Me: wind is god, farting. Boychild: no, it's god sighing at that joke.
I think my third eye needs Visine.
Fact: parents acquire tastes on order to keep from sharing with offspring. I'm up to 80+% cocoa in my chocolate by now.
At National Archives. Saw original Constitution et al. Got choked up. Where has my cynicism gone?
I'd call my autobiography "About the Author." Then I'd have an "about the author" bit at the end, saying "did you pay attention at all?"
Girlchild: you're never too old for a tantrum.
Or, better: I might have photographic memory, but I think I'm using the wrong chemicals in my darkroom.
I have photographic memory, but no darkroom.
Is it time for Easter egg baseball yet?
wonderwife, in spite of all her sophistication, is not beyond the occasional pun. earlier today: I left my harp in Sam Clam's disco.

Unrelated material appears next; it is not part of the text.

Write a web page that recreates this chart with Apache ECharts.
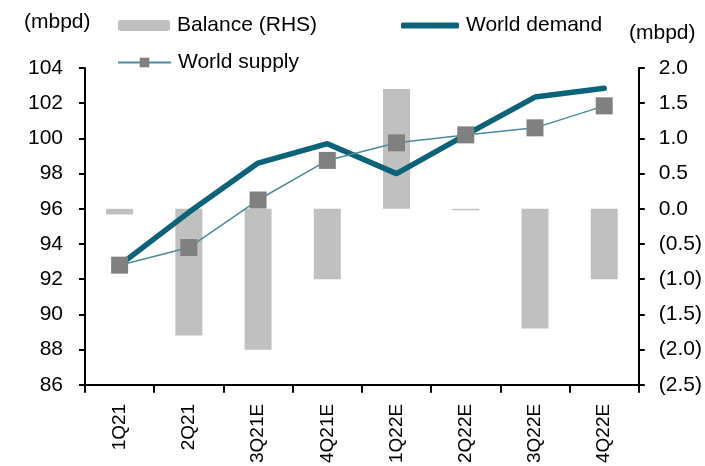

Me: how was the dance. Boychild: fun, because there were no parents to tell us how cute we are.
Hey, you taxonomy bigots, what if a spider wants to self-identify as an insect?
the crappiest song you've ever heard: someone thought it was worth rehearsing (and, probably, depending on where you heard it recording).
The Winter Olympics are teaching me that I can't tell the difference between a 16- and a 26-year-old.